LAB REPORT: Improving the Resilience and Sustainability of Urban and Coastal Water Systems

Department of Civil and Environmental Engineering Professor Qizhong (George) Guo, a leader in water resources engineering, is the director of the School of Engineering's Urban and Coastal Water Systems Laboratory. 

Since 2018 the lab, according to Guo, has integrated and expanded on earlier laboratory and research activities he developed at Rutgers—including the Fluid Mechanics Laboratory and the Hydroinformatics Laboratory—to develop a broader, interdisciplinary research program. 

Current and recent projects have been supported by federal, state, and local agencies, as well as philanthropic organizations. Through its long-standing collaborations with government agencies, consulting firms, and research institutions, the Urban and Coastal Water Systems Lab stays connected to real-world needs and workable solutions. 

"A defining feature of the lab is its emphasis on integration—linking physical experiments, field observations, modeling, and policy considerations to educate students and inform professional practice across urban, watershed, and coastal systems," says Guo.

Addressing Pressing Water Resources Engineering Challenges

While Guo notes that the lab addresses a full spectrum of challenges related to flooding, stormwater management, sediment transport, wave dynamics, and riverine, estuarine, and coastal processes, it also pays special attention to how natural systems interact with built environments. 

"A central focus is improving the resilience and sustainability of urban, riverine, and coastal water systems under increasing climate variability and extreme weather events," he says.

Responding to Climate Change

The local impact of climate change has manifested itself in more frequent and severe flooding events, degraded water quality, and an increased stress on stormwater, drainage, and aquatic ecosystems that weren't designed for current conditions, according to Guo.

For Guo, one of today's most pressing water resources engineering challenges is effectively managing and mitigating the increasing flood risk driven by these changes. "Successfully integrating nature-based solutions with conventional engineered systems is both essential and urgent," he insists. 
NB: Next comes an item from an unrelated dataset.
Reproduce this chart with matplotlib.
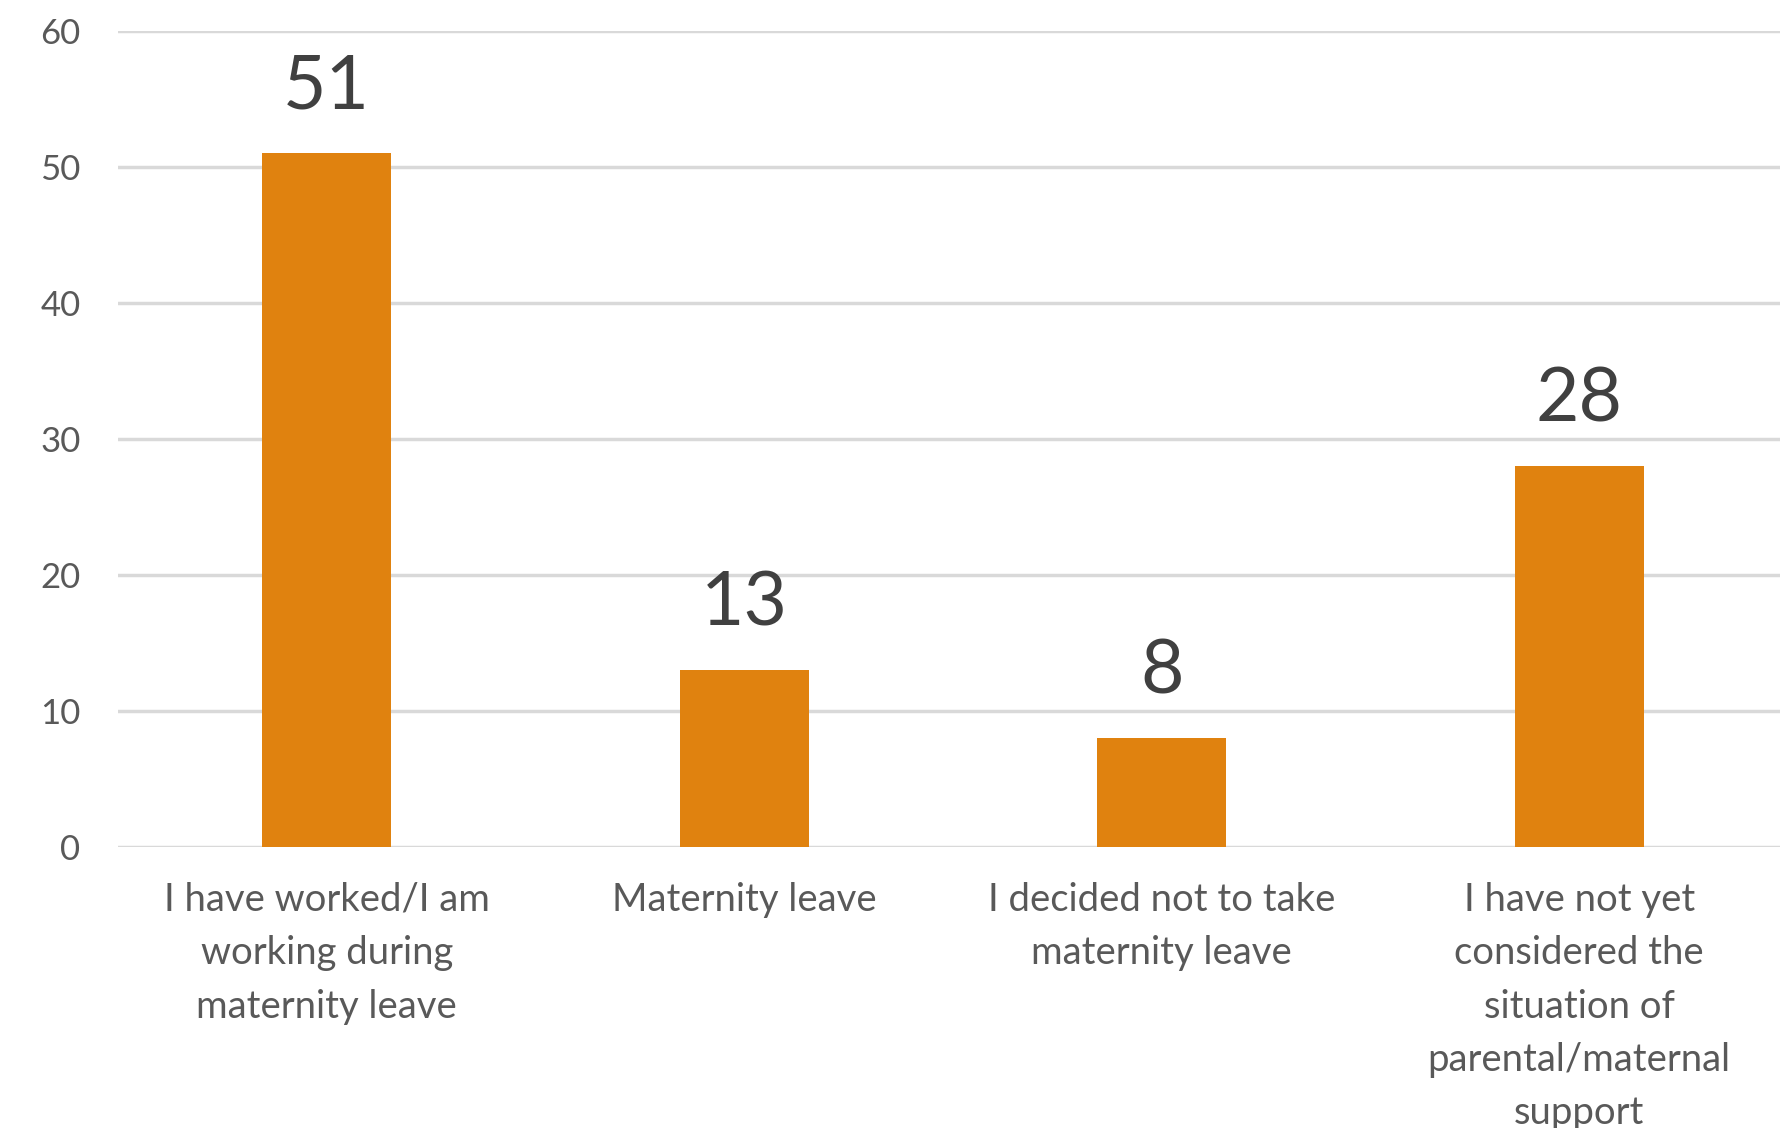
import matplotlib
matplotlib.use("Agg")
import matplotlib.pyplot as plt

categories = ["I have worked/I am\nworking during\nmaternity leave",
              "Maternity leave",
              "I decided not to take\nmaternity leave",
              "I have not yet\nconsidered the\nsituation of\nparental/maternal\nsupport"]
counts = [51, 13, 8, 28]
y_ticks = [0, 10, 20, 30, 40, 50, 60]

bar_color = "#E0820F"
text_color = "#595959"
grid_color = "#D9D9D9"

plt.rcParams['font.family'] = ['Lato', 'DejaVu Sans']

fig = plt.figure(figsize=(17.8, 11.28), dpi=100)
ax = fig.add_axes([118 / 1780, 1 - 847 / 1128, 1670 / 1780, (847 - 30.6) / 1128])

x = list(range(len(categories)))
bars = ax.bar(x, counts, width=0.31, color=bar_color, zorder=3)

for xi, v in zip(x, counts):
    ax.annotate(str(v), (xi, v), xytext=(0, 32), textcoords="offset points",
                ha="center", va="baseline", fontsize=54, color="#404040")

ax.set_xlim(-0.5, 3.5)
ax.set_ylim(0, 60)
ax.set_yticks(y_ticks)
ax.set_xticks(x)
ax.set_xticklabels(categories, fontsize=27.5, color=text_color, linespacing=1.6)
ax.tick_params(axis="y", labelsize=25, labelcolor=text_color, length=0, pad=27)
ax.tick_params(axis="x", length=0, pad=25)

ax.yaxis.grid(True, color=grid_color, linewidth=2.5, zorder=0)
for s in ax.spines.values():
    s.set_visible(False)

fig.savefig("out.png", dpi=100)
To that end, his lab—with the help of undergraduate and graduate students—is currently evaluating the performance of green infrastructure for stormwater management; assessing flood risk under changing climate conditions; and advancing the Green-Grey-Blue-Intelligent (GGBI) framework developed by Guo.

By recognizing green and grey infrastructures, and blue systems—estuaries, rivers, and coasts—and an intelligent layer connecting data, models, AI tools, and more, GGBI clarifies thinking about water and urban systems. "This initiative integrates green, gray, and blue infrastructure with data-driven analysis and AI to support more adaptive and resilient water management decisions," Guo reports.

He takes particular pride in his lab's work on integrated watershed and urban flood management, which has helped bridge the gap between theory, modeling, and real-world applications. "One example," he says, "is a National Fish and Wildlife Foundation-sponsored flood mitigation and ecological restoration project in Linden, New Jersey, which informed practical planning and design decisions while contributing to broader discussions on resilient and sustainable water infrastructure."

It Takes a Village

By participating in Rutgers' Engineering Academy summer programs for high school students, the lab is helping to inspire the next generation of engineers.

Yet even non-engineers can collectively make a meaningful difference when it comes to conserving water through "simple actions—such as fixing leaks, installing water-efficient fixtures, and replacing water-intensive lawns with rain gardens," Guo says.

And for homeowners hoping to proactively mitigate potential flood damage to their homes, his recommendations include elevating utilities, improving drainage around their foundations, installing flood vents or temporary barriers where needed, and reducing impervious surfaces through landscaping or rain gardens.

Guo points out that the benefits far outweigh the costs. "Many of these measures are relatively low-cost compared to post-flood repairs and recovery."